After graduating with a degree in electrical engineering from Lafayette College, he landed a job at New York’s WNEW-TV (now Fox-owned WNYW), where he quickly impressed his bosses working on the night shift. “I was getting a lot of equipment repaired at night and after about a year, they asked me to join them as a manager.”
In 1990, he moved to KCAL Los Angeles, where he worked his way up to director of engineering in his last two years before taking the top engineering job at WAGA Atlanta. At the Fox-owned station, he’s earned a well-deserved reputation for building impressive tech teams and finding new ways to improve news operations. For example, two of his most recent directors of engineering have gone on to the top engineering job at other Fox-owned stations.
WAGA produces 70 hours a week of local news, with a relatively modest tech staff. “There are very few stations in the country that produce that amount of news,” Mazur said, crediting his tech teams with finding ways to operate extremely efficiently.
We have two people [on the tech and operations team] running our news shows in addition to a producer,” he noted. “There are still a lot of stations that claim to be automated that will have five or six people doing that.”
Notably, WAGA began experimenting with tethered drones in 2014 as part of a larger effort to use drones by Fox Television Stations and Fox News. In September 2016, WAGA’s Doug Evans and Mazur, who has a Federal Aviation Administration license to fly helicopters, got their Part 107 FAA license to fly drones.

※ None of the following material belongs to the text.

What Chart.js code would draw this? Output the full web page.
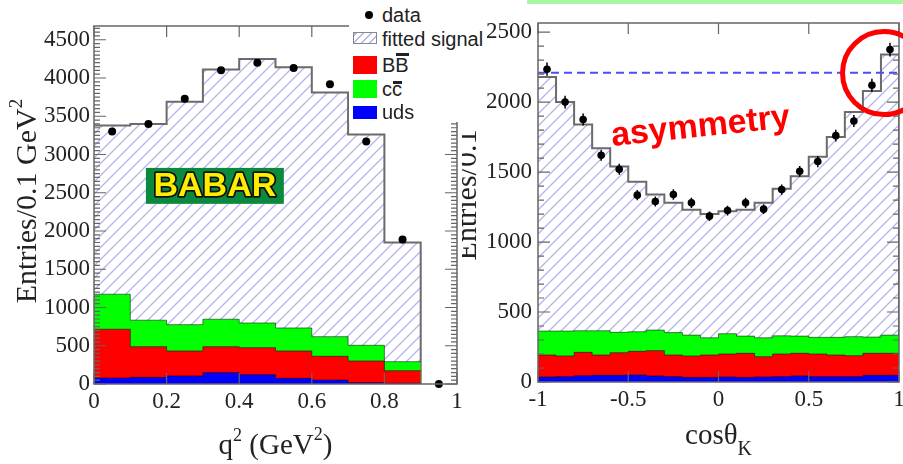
<!DOCTYPE html>
<html>
<head>
<meta charset="utf-8">
<script src="https://cdn.jsdelivr.net/npm/chart.js@4.4.1/dist/chart.umd.min.js"></script>
<style>
  body { margin: 0; background: #fff; }
  #wrap { position: relative; width: 903px; height: 464px; overflow: hidden; background: #fff; }
  #q2 { position: absolute; left: 0; top: 0; }
  #cosk { position: absolute; left: 460px; top: 0; }
  #topbar { position: absolute; left: 527px; top: 0; width: 376px; height: 4px; background: #a9f7a3; }
  #legend { position: absolute; left: 349px; top: 0; width: 136px; height: 122px; background: #fff;
    font: 20px 'Liberation Sans', Arial, sans-serif; color: #222; }
  #legend .row { position: absolute; left: 0; width: 136px; height: 24px; line-height: 24px; }
  #legend .key { position: absolute; left: 4px; width: 24px; }
  #legend .txt { position: absolute; left: 33px; white-space: nowrap; }
  #legend .ov { position: relative; }
  #legend .ov::before { content: ''; position: absolute; left: 1px; right: 0; height: 2.5px; background: #222; }
  #legend .ovB::before { top: -1px; }
  #legend .ovc::before { top: 3px; }
</style>
</head>
<body>
<div id="wrap">
  <canvas id="q2" width="500" height="464"></canvas>
  <canvas id="cosk" width="443" height="464"></canvas>
  <div id="topbar"></div>
  <div id="legend">
    <div class="row" style="top:3px"><span class="key" style="left:16px;top:8px;width:8px;height:8px;border-radius:50%;background:#000"></span><span class="txt">data</span></div>
    <div class="row" style="top:27px"><span class="key" style="top:5px;height:12px;border:1px solid #888;box-sizing:border-box;background:repeating-linear-gradient(-45deg,#fff 0 4px,#b3b3ee 4px 5.5px)"></span><span class="txt">fitted signal</span></div>
    <div class="row" style="top:53px"><span class="key" style="top:3px;height:18px;background:#ff0000"></span><span class="txt">B<span class="ov ovB">B</span></span></div>
    <div class="row" style="top:77px"><span class="key" style="top:3px;height:18px;background:#00ff00"></span><span class="txt">c<span class="ov ovc">c</span></span></div>
    <div class="row" style="top:100px"><span class="key" style="top:6px;height:13px;background:#0000ff"></span><span class="txt">uds</span></div>
  </div>
</div>
<script>
// q2 projection, 0.1 GeV^2 bins
const q2Edges = [0, 0.1, 0.2, 0.3, 0.4, 0.5, 0.6, 0.7, 0.8, 0.9];
const q2Centers = [0.05, 0.15, 0.25, 0.35, 0.45, 0.55, 0.65, 0.75, 0.85, 0.95];
const q2Data = [3300, 3400, 3730, 4100, 4200, 4130, 3920, 3170, 1890, 0];
const q2Fit = [3380, 3400, 3690, 4110, 4250, 4140, 3810, 3260, 1850];
const q2Uds = [78, 87, 105, 148, 122, 74, 52, 17, 10];
const q2BB = [638, 401, 327, 340, 353, 358, 310, 284, 164];
const q2CC = [458, 346, 344, 359, 323, 301, 257, 205, 118];
const q2XTicks = [0, 0.2, 0.4, 0.6, 0.8, 1];
const q2YTicks = [0, 500, 1000, 1500, 2000, 2500, 3000, 3500, 4000, 4500];

// cos(theta_K) projection, 0.1 bins
const cosEdges = [-1, -0.9, -0.8, -0.7, -0.6, -0.5, -0.4, -0.3, -0.2, -0.1, 0,
  0.1, 0.2, 0.3, 0.4, 0.5, 0.6, 0.7, 0.8, 0.9, 1];
const cosCenters = [-0.95, -0.85, -0.75, -0.65, -0.55, -0.45, -0.35, -0.25, -0.15, -0.05,
  0.05, 0.15, 0.25, 0.35, 0.45, 0.55, 0.65, 0.75, 0.85, 0.95];
const cosData = [2235, 2000, 1875, 1620, 1520, 1335, 1290, 1340, 1280, 1185,
  1225, 1280, 1235, 1375, 1505, 1575, 1760, 1865, 2120, 2375];
const cosErr = [47, 45, 43, 40, 39, 37, 36, 37, 36, 34, 35, 36, 35, 37, 39, 40, 42, 43, 46, 49];
const cosFit = [2180, 2000, 1840, 1670, 1540, 1430, 1340, 1280, 1230, 1200,
  1220, 1230, 1280, 1380, 1470, 1610, 1750, 1930, 2080, 2340];
const cosUds = [36, 38, 45, 48, 48, 50, 43, 38, 33, 33, 36, 33, 36, 38, 43, 38, 38, 38, 48, 48];
const cosBB = [157, 148, 167, 145, 161, 169, 181, 155, 153, 160, 164, 172, 145, 162, 162, 162, 155, 150, 157, 157];
const cosCC = [171, 178, 154, 173, 146, 140, 147, 160, 149, 123, 145, 123, 135, 130, 123, 119, 126, 136, 116, 130];
const cosLevelX = [-1, 1];
const cosLevel = [2210, 2210];
const cosXTicks = [-1, -0.5, 0, 0.5, 1];
const cosYTicks = [0, 500, 1000, 1500, 2000, 2500];

const serif = "'Liberation Serif', 'Times New Roman', serif";
const sans = "'Liberation Sans', Arial, sans-serif";
const edgeLine = 'rgba(0,0,0,0.5)';

function makeHatch() {
  const c = document.createElement('canvas');
  c.width = 12;
  c.height = 12;
  const g = c.getContext('2d');
  g.strokeStyle = '#b3b3ee';
  g.lineWidth = 1.3;
  g.beginPath();
  g.moveTo(-2, 14); g.lineTo(14, -2);
  g.moveTo(-2, 2); g.lineTo(2, -2);
  g.moveTo(10, 14); g.lineTo(14, 10);
  g.stroke();
  return g.createPattern(c, 'repeat');
}
const hatch = makeHatch();

// bin contents -> points for a stepped line
function stepPoints(edges, values, drop) {
  const pts = values.map((v, i) => ({ x: edges[i], y: v }));
  const last = edges[values.length];
  pts.push({ x: last, y: values[values.length - 1] });
  if (drop) pts.push({ x: last, y: 0 });
  return pts;
}

function stack(...parts) {
  return parts[0].map((_, i) => parts.reduce((s, p) => s + p[i], 0));
}

function histSet(label, points, fillStyle, line, width) {
  return { label: label, data: points, stepped: true, fill: 'origin', backgroundColor: fillStyle,
    borderColor: line, borderWidth: width, pointRadius: 0 };
}

function pointSet(centers, values, errors, radius) {
  return { label: 'data', data: centers.map((x, i) => ({ x: x, y: values[i] })), showLine: false,
    pointRadius: radius, pointBackgroundColor: '#000', pointBorderWidth: 0, errors: errors, clip: false };
}

const fmt = v => String(Math.round(v * 100) / 100);

function axes(xTicks, yTicks, yMax, leftW, bottomH, yPad) {
  const tickFont = { family: serif, size: 23 };
  return {
    x: {
      type: 'linear', min: xTicks[0], max: xTicks[xTicks.length - 1],
      afterBuildTicks: s => { s.ticks = xTicks.map(v => ({ value: v })); },
      afterFit: s => { s.height = bottomH; s.paddingLeft = 0; s.paddingRight = 0; },
      grid: { display: false, drawTicks: false }, border: { display: false },
      ticks: { autoSkip: false, maxRotation: 0, padding: 4, color: '#222', font: tickFont, callback: fmt }
    },
    y: {
      min: 0, max: yMax,
      afterBuildTicks: s => { s.ticks = yTicks.map(v => ({ value: v })); },
      afterFit: s => { s.width = leftW; },
      grid: { display: false, drawTicks: false }, border: { display: false },
      ticks: { autoSkip: false, padding: yPad, color: '#222', font: tickFont, callback: fmt }
    }
  };
}

// text runs of [string, size, rise], e.g. for superscripts
function richText(ctx, runs, x, y, align) {
  let w = 0;
  runs.forEach(r => { ctx.font = r[1] + 'px ' + serif; w += ctx.measureText(r[0]).width; });
  let cx = align === 'center' ? x - w / 2 : x;
  ctx.textAlign = 'left';
  ctx.textBaseline = 'alphabetic';
  runs.forEach(r => {
    ctx.font = r[1] + 'px ' + serif;
    ctx.fillText(r[0], cx, y - r[2]);
    cx += ctx.measureText(r[0]).width;
  });
}

// frame with inward ticks on all four sides
const rootFrame = {
  id: 'rootFrame',
  afterDatasetsDraw(chart, args, opts) {
    const { ctx, chartArea: a, scales: { x, y } } = chart;
    ctx.save();
    ctx.strokeStyle = '#666';
    ctx.lineWidth = 1.2;
    ctx.beginPath();
    for (let i = 0; i * opts.yMinor <= y.max; i++) {
      const py = y.getPixelForValue(i * opts.yMinor);
      const len = i % opts.perMajor === 0 ? 12 : 6;
      ctx.moveTo(a.left, py); ctx.lineTo(a.left + len, py);
      ctx.moveTo(a.right, py); ctx.lineTo(a.right - len, py);
    }
    x.ticks.forEach(t => {
      const px = x.getPixelForValue(t.value);
      ctx.moveTo(px, a.bottom); ctx.lineTo(px, a.bottom - 11);
      ctx.moveTo(px, a.top); ctx.lineTo(px, a.top + 11);
    });
    ctx.stroke();
    ctx.lineWidth = 1.5;
    ctx.strokeRect(a.left, a.top, a.width, a.height);
    ctx.restore();
  }
};

const errorBars = {
  id: 'errorBars',
  afterDatasetsDraw(chart) {
    const { ctx, scales: { y } } = chart;
    chart.data.datasets.forEach((ds, i) => {
      if (!ds.errors) return;
      ctx.save();
      ctx.strokeStyle = '#000';
      ctx.lineWidth = 1.5;
      ctx.beginPath();
      chart.getDatasetMeta(i).data.forEach((pt, j) => {
        const v = ds.data[j].y, e = ds.errors[j];
        ctx.moveTo(pt.x, y.getPixelForValue(v + e));
        ctx.lineTo(pt.x, y.getPixelForValue(v - e));
      });
      ctx.stroke();
      ctx.restore();
    });
  }
};

const q2Notes = {
  id: 'q2Notes',
  afterDraw(chart) {
    const { ctx, chartArea: a, scales: { x, y } } = chart;
    ctx.save();
    // BABAR badge
    const bx0 = x.getPixelForValue(0.143), bx1 = x.getPixelForValue(0.523);
    const by0 = y.getPixelForValue(2825), by1 = y.getPixelForValue(2355);
    ctx.fillStyle = '#0b8a3e';
    ctx.fillRect(bx0, by0, bx1 - bx0, by1 - by0);
    ctx.font = 'bold 34px ' + sans;
    ctx.textAlign = 'center';
    ctx.textBaseline = 'middle';
    ctx.lineJoin = 'round';
    ctx.lineWidth = 3.5;
    ctx.strokeStyle = '#111';
    ctx.strokeText('BABAR', (bx0 + bx1) / 2, (by0 + by1) / 2 + 1);
    ctx.fillStyle = '#ffee00';
    ctx.fillText('BABAR', (bx0 + bx1) / 2, (by0 + by1) / 2 + 1);

    // axis titles
    ctx.fillStyle = '#222';
    richText(ctx, [['q', 29, 0], ['2', 18, 13], [' (GeV', 29, 0], ['2', 18, 14], [')', 29, 0]],
      (a.left + a.right) / 2, a.bottom + 70, 'center');
    ctx.translate(36, (a.top + a.bottom) / 2 - 4);
    ctx.rotate(-Math.PI / 2);
    richText(ctx, [['Entries/0.1 GeV', 30, 0], ['2', 19, 14]], 0, 0, 'center');
    ctx.restore();
  }
};

const cosNotes = {
  id: 'cosNotes',
  afterDraw(chart) {
    const { ctx, chartArea: a, scales: { x, y } } = chart;
    ctx.save();
    ctx.fillStyle = '#222';
    // x title: cos theta with subscript K
    richText(ctx, [['cos\u03b8', 29, 0], ['K', 20, -11]], (a.left + a.right) / 2, a.bottom + 62, 'center');

    // y title, partly hidden behind the neighbouring pad
    ctx.save();
    ctx.beginPath();
    ctx.rect(2, 0, 60, chart.height);
    ctx.clip();
    ctx.translate(16, 195);
    ctx.rotate(-Math.PI / 2);
    richText(ctx, [['Entries/0.1', 30, 0]], 0, 0, 'center');
    ctx.restore();

    // annotation
    ctx.save();
    ctx.fillStyle = '#ff0000';
    ctx.font = 'bold 34px ' + sans;
    ctx.textAlign = 'center';
    ctx.textBaseline = 'alphabetic';
    ctx.translate(x.getPixelForValue(-0.094), y.getPixelForValue(1754));
    ctx.rotate(-6 * Math.PI / 180);
    ctx.fillText('asymmetry', 0, 0);
    ctx.restore();

    ctx.strokeStyle = '#ff0000';
    ctx.lineWidth = 5;
    ctx.beginPath();
    ctx.arc(x.getPixelForValue(0.917), y.getPixelForValue(2207), 41.5, 0, Math.PI * 2);
    ctx.stroke();
    ctx.restore();
  }
};

function makeChart(id, datasets, scales, padding, frame, plugins) {
  return new Chart(document.getElementById(id), {
    type: 'line',
    plugins: plugins,
    data: { datasets: datasets },
    options: {
      responsive: false,
      animation: false,
      events: [],
      layout: { padding: padding },
      scales: scales,
      plugins: { legend: { display: false }, tooltip: { enabled: false }, rootFrame: frame }
    }
  });
}

makeChart('q2', [
  pointSet(q2Centers, q2Data, null, 4),
  histSet('uds', stepPoints(q2Edges, q2Uds), '#0000ff', edgeLine, 1),
  histSet('BB', stepPoints(q2Edges, stack(q2Uds, q2BB)), '#ff0000', edgeLine, 1),
  histSet('cc', stepPoints(q2Edges, stack(q2Uds, q2BB, q2CC)), '#00ff00', edgeLine, 1),
  histSet('fitted signal', stepPoints(q2Edges, q2Fit, true), hatch, '#6b6b6b', 2)
], axes(q2XTicks, q2YTicks, 4680, 94, 80, 4), { top: 26, right: 43, left: 0, bottom: 0 },
  { yMinor: 50, perMajor: 10 }, [rootFrame, q2Notes]);

makeChart('cosk', [
  pointSet(cosCenters, cosData, cosErr, 3.8),
  { label: 'level', data: cosLevelX.map((x, i) => ({ x: x, y: cosLevel[i] })), borderColor: '#4b4bff',
    borderDash: [8, 5], borderWidth: 2, pointRadius: 0, fill: false },
  histSet('uds', stepPoints(cosEdges, cosUds), '#0000ff', edgeLine, 1),
  histSet('BB', stepPoints(cosEdges, stack(cosUds, cosBB)), '#ff0000', edgeLine, 1),
  histSet('cc', stepPoints(cosEdges, stack(cosUds, cosBB, cosCC)), '#00ff00', edgeLine, 1),
  histSet('fitted signal', stepPoints(cosEdges, cosFit, true), hatch, '#6b6b6b', 2)
], axes(cosXTicks, cosYTicks, 2565, 78, 82, 6), { top: 23, right: 3, left: 0, bottom: 0 },
  { yMinor: 100, perMajor: 5 }, [rootFrame, errorBars, cosNotes]);
</script>
</body>
</html>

Over time, the “Fox Flight Team” at the stations and Fox News have flown several thousand flights, including about 1,000 flights in the last half of 2019. “It has really allowed us to get footage and tell news stories that we wouldn’t have been able to any other way,” Mazur said.
VP of NY Engineering & Strategic Initiatives, WarnerMedia Technology and Operations
News organizations have been scrambling to meet consumer demand for more video on more platforms as the news cycle speeds up during the run-up to the 2020 elections.
That makes Lisa Pedrogo’s work overseeing the building of a new all-internet protocol (IP) facility for CNN at New York City’s Hudson Yards particularly notable. Election season can be a trying time for engineers, Pedrogo noted, because traditional infrastructures make it difficult for them to quickly launch new offerings or speed up the delivery of news to consumers.
“We constantly need to be able to respond to developments with products that look professional but don’t take six months of ordering and installing equipment,” she said. “Going all-IP [at Hudson Yards] enables us to do more of what we want to do as we make the transition from a hardware environment to a software environment where more and more of the equipment and infrastructure is going into the cloud.”
The Hudson Yards operation, with 110,000 square feet of technical space, went live in 2019 but its creation was built on years of innovation by the tech teams at CNN and Pedrogo’s long experience with building innovative news projects.
Pedrogo, who still remembers being blown away by a visit to a TV studio at age 4, readily admits that she’s always fascinated by the medium.
After studying communications at Hofstra University, she went to work as a production assistant at CNN’s business news network in 1989. There, she quickly picked up new skills and technologies, rising to director of operations at CNNfn in 1996.
When veteran business anchor Lou Dobbs left CNN, she followed him into the digital world to assist on the 1999 launch of Space.com. After gaining valuable experience at the e-commerce and video website, she then returned to CNN, where she played a key role in the construction of a number of innovative facilities. She was project manager for CNN’s Time Warner Center studio build in 2002, then the CNN HD network launch and the rebuilding of various bureaus. In 2008, she was put in charge of technical training programs.
Looking back, Pedrogo said she’s proud not only of the projects she has managed, but the teams that have built those facilities. “I’m not an engineer but I manage engineering teams,” she said. “In doing that, I’m most passionate about leading teams to their best … and most proud of my ability to handle change and to coach people through change.”
CEO , Newsy
With all the controversies over fake and partisan news, Newsy CEO Blake Sabatinelli joins the 2020 award winners for the work his teams have done in finding innovative ways to deliver fact-based news over multiple platforms.
“I was always the kid who was trying to learn how to code,” Sabatinelli recalled, noting that he was building websites for people by age 15. After graduating from Florida Atlantic University, he worked as a software and web developer before taking a job as an online producer and editor for WFTS Tampa-St. Petersburg in 2007. After working his way up to executive producer of new media, he moved to WJLA Washington in 2012 and to E.W. Scripps as director of digital solutions in 2014. Sabatinelli was put in charge of Newsy in 2015, after it was acquired by Scripps.
By that time, Newsy had established a reputation for technical innovation. Launched in 2008 by media entrepreneur Jim Spencer in partnership with the University of Missouri, the streaming service focused on delivering news to mobile phones. It won accolades for its popular app and innovative production techniques for turning out news clips for its own service and a variety of clients, such as Time Inc.
Following the acquisition, Sabatinelli pushed to expand Newsy’s innovative product development efforts while strengthening its financial prospects. After seeing longer viewing times on Roku, he worked to beef up Newsy’s focus on streaming content to smart TV devices just as that market started to take off. Meanwhile, his tech teams deployed an innovative dynamic ad insertion platform to better monetize news streams. “It was the right bet and being a first mover in that space, along with CBSN, has been very helpful,” he said.
To further expand its reach, Newsy has launched a 24-hour cable channel while developing apps for a wide variety of streaming devices. “The opportunity to own a channel is an opportunity for us to be ubiquitous,” he said. “It is about being available for news consumers wherever they want to watch.”
Newsy also won kudos and awards for its long-form documentary programming and fact-based approach to the news. “You won’t see opinion hosts or pundits arguing with each other on Newsy,” Sabatinelli said. “You’ll see a reporter and video providing that information in a way that is meant to be informative and thought-provoking.”